Research

If you would like to get a more detailed overview of my research interests, please check my research statement.

In short, I work at the intersection of systems, data management and processing, and computer architecture. I believe that one needs to adopt a holistic approach in order to address the systems challenges imposed both by emerging hardware and computing platforms and by the ever growing need to efficiently process, analyze and make sense of data collected at unprecedented rates. To that end, here are a few projects that I manage at present.

If you are a student interested in the projects described below, please check the following info.


Systems support for emerging hardware
The rise of hardware heterogeneity (CPU, GPU, FPGAs, and various specialized ASICs) and the potential to offload compute closer to data (e.g., storage and memory) or to push operations down to where data moves (e.g., on the network or acceleration within the chip) opens both exciting opportunities and significant challenges for systems software that wants to make efficient use of future hardware. Especially if we consider it in the context of the cloud. This requires an effort that is beyond what can be done within a single layer of the system stack. In this project we argue for a holistic approach by opening up the interfaces and customising the system stack. In particular, we explore the control/compute/data plane OS model and design/build customized lightweight OS kernels (suitable for the heterogeneous computing components).
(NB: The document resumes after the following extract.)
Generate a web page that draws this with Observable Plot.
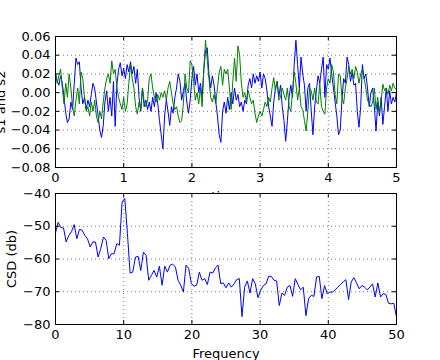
<!DOCTYPE html>
<html>
<head>
<meta charset="utf-8">
<script src="https://cdn.jsdelivr.net/npm/d3@7"></script>
<script src="https://cdn.jsdelivr.net/npm/@observablehq/plot@0.6"></script>
<style>
  html, body { margin: 0; padding: 0; background: white; }
  #chart { position: relative; width: 440px; height: 360px; background: white; }
  #chart svg { position: absolute; left: 0; top: 0; }
</style>
</head>
<body>
<div id="chart"></div>
<script>
// ---- Top panel: time signals s1 (blue) and s2 (green) ----
const time = [0.000,0.025,0.050,0.075,0.100,0.125,0.150,0.175,0.200,0.225,0.250,0.275,0.300,0.325,0.350,0.375,0.400,0.425,0.450,0.475,0.500,0.525,0.550,0.575,0.600,0.625,0.650,0.675,0.700,0.725,0.750,0.775,0.800,0.825,0.850,0.875,0.900,0.925,0.950,0.975,1.000,1.025,1.050,1.075,1.100,1.125,1.150,1.175,1.200,1.225,1.250,1.275,1.300,1.325,1.350,1.375,1.400,1.425,1.450,1.475,1.500,1.525,1.550,1.575,1.600,1.625,1.650,1.675,1.700,1.725,1.750,1.775,1.800,1.825,1.850,1.875,1.900,1.925,1.950,1.975,2.000,2.025,2.050,2.075,2.100,2.125,2.150,2.175,2.200,2.225,2.250,2.275,2.300,2.325,2.350,2.375,2.400,2.425,2.450,2.475,2.500,2.525,2.550,2.575,2.600,2.625,2.650,2.675,2.700,2.725,2.750,2.775,2.800,2.825,2.850,2.875,2.900,2.925,2.950,2.975,3.000,3.025,3.050,3.075,3.100,3.125,3.150,3.175,3.200,3.225,3.250,3.275,3.300,3.325,3.350,3.375,3.400,3.425,3.450,3.475,3.500,3.525,3.550,3.575,3.600,3.625,3.650,3.675,3.700,3.725,3.750,3.775,3.800,3.825,3.850,3.875,3.900,3.925,3.950,3.975,4.000,4.025,4.050,4.075,4.100,4.125,4.150,4.175,4.200,4.225,4.250,4.275,4.300,4.325,4.350,4.375,4.400,4.425,4.450,4.475,4.500,4.525,4.550,4.575,4.600,4.625,4.650,4.675,4.700,4.725,4.750,4.775,4.800,4.825,4.850,4.875,4.900,4.925,4.950,4.975,5.000];

const s1 = [0.020,0.012,0.008,0.018,0.010,-0.005,-0.022,-0.032,-0.028,-0.010,-0.018,0.010,0.037,0.030,0.033,0.005,-0.012,-0.005,-0.018,-0.008,-0.015,-0.002,0.010,0.004,-0.010,-0.025,-0.040,-0.048,-0.035,-0.010,0.002,-0.020,-0.005,-0.025,0.012,-0.036,0.008,0.025,0.032,0.018,0.026,0.015,0.030,0.022,0.033,0.020,0.028,0.010,0.025,-0.005,-0.020,0.005,-0.015,-0.008,-0.018,-0.010,-0.020,-0.005,-0.015,0.000,-0.012,-0.030,-0.045,-0.060,-0.025,-0.008,-0.020,-0.035,-0.015,-0.022,-0.005,0.005,0.020,0.012,-0.008,0.002,0.010,-0.010,-0.022,-0.008,0.015,0.028,0.008,0.020,0.000,0.010,-0.005,0.025,0.045,0.048,0.020,0.005,0.018,0.008,-0.010,-0.025,-0.045,-0.053,-0.020,-0.010,-0.022,-0.005,-0.018,0.000,-0.012,0.005,-0.008,-0.002,-0.015,-0.010,-0.020,-0.008,-0.012,0.008,0.015,0.005,0.020,0.010,0.018,0.012,0.022,0.005,0.020,0.015,0.002,-0.015,-0.025,-0.036,-0.010,0.005,0.012,-0.005,0.008,-0.015,-0.030,-0.052,-0.030,-0.005,0.008,-0.005,0.030,0.056,0.030,0.005,0.038,0.020,0.008,-0.020,0.005,0.010,-0.020,-0.045,-0.015,0.002,0.018,0.010,0.025,0.038,-0.005,0.030,0.025,0.037,0.020,0.005,-0.010,-0.025,-0.045,-0.040,-0.008,0.015,0.010,0.038,0.030,0.012,0.022,0.008,0.010,-0.020,-0.037,-0.015,0.030,0.015,0.020,0.005,-0.015,0.000,0.005,-0.015,-0.041,-0.010,-0.025,-0.005,-0.034,-0.015,0.005,-0.020,0.002,-0.012,-0.005,-0.010,0.000];

const s2 = [0.022,0.010,0.018,0.025,0.005,-0.012,0.010,-0.005,0.020,0.005,-0.015,-0.025,-0.008,0.005,-0.012,0.022,0.015,-0.005,-0.020,-0.015,-0.025,-0.010,-0.020,-0.008,-0.025,-0.032,-0.020,-0.028,-0.010,0.005,0.015,0.020,0.010,0.034,0.020,0.025,0.005,-0.005,-0.012,-0.018,-0.005,-0.020,-0.012,0.010,0.030,0.015,0.005,-0.015,-0.023,-0.010,-0.018,0.005,-0.010,-0.015,-0.008,0.015,0.020,0.005,-0.005,-0.010,-0.002,-0.008,0.000,-0.005,0.002,-0.008,0.005,0.012,0.000,-0.012,-0.018,-0.015,-0.025,-0.032,-0.030,-0.012,0.020,0.005,0.000,0.034,0.030,0.012,-0.008,0.000,-0.012,0.005,-0.015,0.025,0.056,0.035,0.015,-0.005,-0.010,-0.002,-0.012,0.005,0.022,0.028,0.008,0.025,0.020,0.025,0.005,-0.018,0.012,0.037,0.012,0.050,0.040,0.010,-0.005,0.000,-0.010,0.002,-0.005,-0.012,-0.008,-0.022,-0.032,-0.025,-0.020,-0.025,-0.018,-0.010,-0.015,-0.005,-0.010,0.005,0.016,0.002,0.012,-0.008,-0.005,0.005,-0.002,-0.008,0.005,-0.015,-0.020,0.000,0.022,0.010,-0.008,0.005,-0.015,-0.018,-0.030,-0.041,-0.020,0.005,0.002,-0.008,0.005,-0.010,-0.012,0.010,-0.015,-0.020,-0.023,0.005,0.015,0.010,0.030,0.022,-0.002,-0.012,0.020,0.018,-0.005,-0.012,0.005,0.015,0.028,0.020,0.025,0.015,0.028,0.022,0.010,0.020,0.025,0.015,0.005,-0.008,-0.012,-0.015,-0.010,0.005,-0.018,-0.005,-0.022,-0.008,0.009,0.002,0.005,-0.002,0.008,0.002,0.010,0.005,0.003];

const timeTicks = [0, 1, 2, 3, 4, 5];
const signalTicks = [-0.08, -0.06, -0.04, -0.02, 0.00, 0.02, 0.04, 0.06];

// ---- Bottom panel: cross spectral density (dB), 129 bins from 0 to 50 Hz ----
const csdDb = [-52.0,-48.8,-50.4,-50.5,-54.8,-52.8,-51.7,-49.5,-53.8,-51.0,-51.2,-52.8,-53.8,-56.3,-54.8,-54.8,-59.4,-56.8,-53.3,-54.3,-59.9,-58.4,-58.4,-55.3,-55.8,-42.6,-41.5,-52.2,-64.3,-64.0,-59.4,-59.2,-63.5,-57.9,-58.9,-66.5,-65.0,-63.5,-65.5,-62.2,-68.0,-62.2,-64.0,-61.9,-61.6,-62.4,-66.5,-68.0,-70.1,-61.9,-62.9,-67.5,-68.3,-68.0,-64.0,-66.5,-66.0,-67.8,-64.0,-64.3,-62.7,-61.9,-67.5,-67.3,-68.8,-67.3,-68.6,-67.6,-66.3,-66.0,-77.6,-68.6,-66.7,-70.4,-66.0,-67.6,-71.8,-69.6,-68.1,-67.6,-65.3,-65.3,-66.5,-66.7,-74.2,-70.4,-71.1,-68.6,-68.1,-71.4,-66.0,-67.8,-69.4,-68.6,-77.3,-72.1,-71.1,-71.4,-65.5,-65.3,-72.1,-68.1,-70.6,-70.1,-70.1,-69.4,-68.6,-67.8,-67.0,-66.3,-72.4,-67.0,-65.7,-67.3,-69.1,-68.1,-68.6,-69.4,-68.6,-67.6,-71.6,-67.3,-71.6,-70.6,-70.8,-73.5,-73.7,-73.5,-77.8];
const freqStep = 100 / 256;
const freqTicks = [0, 10, 20, 30, 40, 50];
const csdTicks = [-80, -70, -60, -50, -40];

const signals = time.map((t, i) => ({t, s1: s1[i], s2: s2[i]}));
const csd = csdDb.map((v, i) => ({f: i * freqStep, db: v}));

const W = 440, H = 360;
const font = {fontFamily: "'DejaVu Sans', sans-serif", fontSize: "13px", background: "transparent", overflow: "visible", color: "black"};
const gridStyle = {stroke: "black", strokeOpacity: 0.75, strokeWidth: 0.7, strokeDasharray: "1,3"};

function panel({top, bottom, xDomain, yDomain, xTicks, yTicks, yFormat, marks, xLabel, yLabel, yLabelDx, coverFrame}) {
  const innerH = H - top - bottom, innerW = W - 55 - 44;
  const interiorX = xTicks.slice(1, -1), interiorY = yTicks.slice(1, -1);
  return Plot.plot({
    width: W, height: H,
    marginLeft: 55, marginRight: 44, marginTop: top, marginBottom: bottom,
    style: font,
    x: {domain: xDomain},
    y: {domain: yDomain},
    marks: [
      coverFrame ? Plot.frame({fill: "white", stroke: null}) : null,
      Plot.gridX(interiorX, {...gridStyle}),
      Plot.gridY(interiorY, {...gridStyle}),
      ...marks,
      // inward tick marks on all four sides
      Plot.ruleX(interiorX, {insetTop: innerH - 4, stroke: "black"}),
      Plot.ruleX(interiorX, {insetBottom: innerH - 4, stroke: "black"}),
      Plot.ruleY(interiorY, {insetLeft: innerW - 4, stroke: "black"}),
      Plot.ruleY(interiorY, {insetRight: innerW - 4, stroke: "black"}),
      Plot.frame({stroke: "black", strokeWidth: 1}),
      Plot.axisX(xTicks, {anchor: "bottom", tickSize: 0, tickPadding: 5, tickFormat: d => String(d), label: null, fill: "black"}),
      Plot.axisY(yTicks, {anchor: "left", tickSize: 0, tickPadding: 5, tickFormat: yFormat, label: null, fill: "black"}),
      Plot.text([xLabel], {frameAnchor: "bottom", dy: 33, lineAnchor: "bottom", fill: "black"}),
      Plot.text([yLabel], {frameAnchor: "left", dx: yLabelDx, rotate: -90, lineAnchor: "bottom", textAnchor: "middle", fill: "black"})
    ]
  });
}

const topPlot = panel({
  top: 36, bottom: 193,
  xDomain: [0, 5], yDomain: [-0.08, 0.06],
  xTicks: timeTicks, yTicks: signalTicks, yFormat: d3.format(".2f"),
  marks: [
    Plot.line(signals, {x: "t", y: "s1", stroke: "#0000ff", strokeWidth: 1, clip: true}),
    Plot.line(signals, {x: "t", y: "s2", stroke: "#008000", strokeWidth: 1, clip: true})
  ],
  xLabel: "time", yLabel: "s1 and s2", yLabelDx: -51, coverFrame: false
});

const bottomPlot = panel({
  top: 193, bottom: 36,
  xDomain: [0, 50], yDomain: [-80, -40],
  xTicks: freqTicks, yTicks: csdTicks, yFormat: d3.format("d"),
  marks: [
    Plot.line(csd, {x: "f", y: "db", stroke: "#0000ff", strokeWidth: 1, clip: true})
  ],
  xLabel: "Frequency", yLabel: "CSD (db)", yLabelDx: -40, coverFrame: true
});

const chart = document.getElementById("chart");
chart.append(topPlot, bottomPlot);
</script>
</body>
</html>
Ideal candidates for the project should be comfortable with working on large-scale system development, and be interested in hacking the OS kernel or do driver development. Prior experience on working with FPGAs/GPUs is desirable but not required. For various sub-topics please contact me directly.
HW/SW co-design for data-processing workloads
Today's trend in boosting workload's performance is through hardware specialization -- e.g., Google's TPU for machine learning, NVIDIA's Tesla for deep neural networks, Oracle's SPARC M7 for advanced relational analytics, etc. In this project, in addition to exploring how we can use today's hardware to build better tools and implement suitable algorithms, we will also work on hardware/software co-design. The premise is that now is the perfect time to directly influence the design of upcoming hardware features. We will focus on data-processing workloads. In particular, we will work with FPGAs for prototyping various accelerators, but also investigate aspects for building a rack-scale computer (high-bandwidth low-latency network fabrics, connecting hundreds of cores and the effects of modern memory and storage technologies).

Ideal candidates for the project should have strong background in computer architecture and experience in developing algorithms that perform well on modern multicore machines. Prior experience on working with GPUs, FPGAs, or RDMA is a huge plus. For various sub-topics, please contact me directly.
System for Hybrid Transactional and Analytical Processing
Many businesses today rely on data driven decisions, ideally by doing analytics on fresh data. Consequently, it is important that modern data processing systems provide support for such hybrid workloads. In our prior work (see the BatchDB paper), we proposed an HTAP architecture and built a system that achieves good performance, provides high level of data freshness, and minimizes the load interaction between the transactional and analytical engines. This projects, follows up on this work and builds support for advanced types of (near-real time) analytics on fresh data (e.g., graph analytics or ML). For instance, one ongoing work is building an extension for graph processing that can do fraud-detection at almost real-time while at the same time supporting large volumes of financial transactions.

Ideal candidates for this project should be comfortable with working on large-scale system development, have strong background in databases and be interested in working on other types of data analytics.
Data analytics building blocks for heterogeneous workloads Modern data analytics workloads find the functionality offered by more traditional database engines of limited use (e.g., graph processing, ML, data mining). And this results in a plethora of specialized systems and data processing frameworks that need to re-address similar challenges that have been successfully solved by databases with technologies developed over the coarse of decades. Part of this is due to the coarse granularity of the principal database components -- the relational operators. This project explores how to make databases a more flexible platform with extended support for new data types and operations by lowering the level of abstraction. Such a change should enable building more expressive dataflows for a variety of data scientific workloads, easier portability across different platforms and influencing the design of future hardware features.

Ideal candidates for this project should have a solid background in databases and/or new data processing models/frameworks, should be comfortable with working on large-scale projects and codebases and have experience in developing algorithms or data structures that have good performance on today's hardware.

There are other smaller scale (individual) projects available -- please contact me for more details.

There is also opportunity to define projects: for example the use of Big Data and ML to address problems related to improving performance or scheduling and security of applications running on modern hardware or on cloud environments.